I consider the entire experience a grand success and a wonderful opportunity to learn something new. 

I would have benefitted by having a chemical education, but I had to work with what I had. 

Harold


Upon edit: Your comments on concentration levels of cyanide likely explain why I didn't enjoy great extraction of silver. While it's all very foggy for me now (this was processed in the very late 70's or early 80's), I recall that I had to maintain a narrow level of concentration of cyanide and pH in order for the use of bromine to be successful. Feel free to correct me if I'm wrong. Balance was so critical that it was required that I adjust pH down on more than one occasion, which I accomplished by the addition of small amounts of sulfuric acid (introduced to the agitation tank while it was in operation). 

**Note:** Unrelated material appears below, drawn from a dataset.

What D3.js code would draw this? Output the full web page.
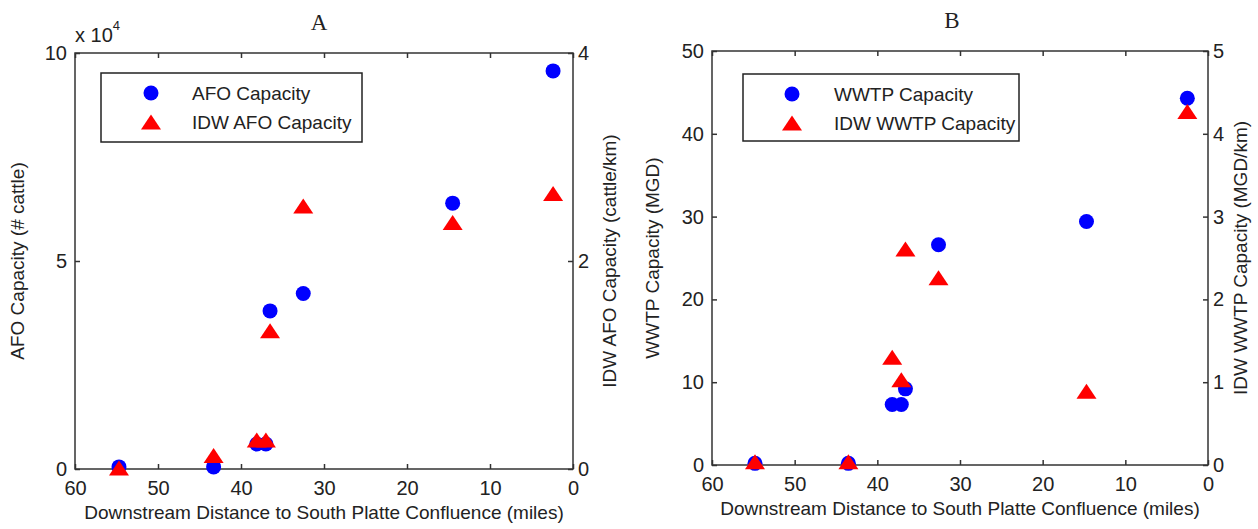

Had I known that a higher concentration may have recovered the silver, I'd have tried that once the gold was extracted. We live and learn.


----------



## Dr. Poe (Nov 14, 2011)

In South Africa, cyaniding is done as "Carbon in Pulp". Where activated carbon is ground with the ore and cyanide and aerated.
The carbon is then separated from the spent solution by flotation. Carbon is very easily floated.
In this method the cyanide is never maxed out as the carbon keeps it fresh. Hot alkali strips the carbon and the alkali solution is electrowined. Dr. Poe


----------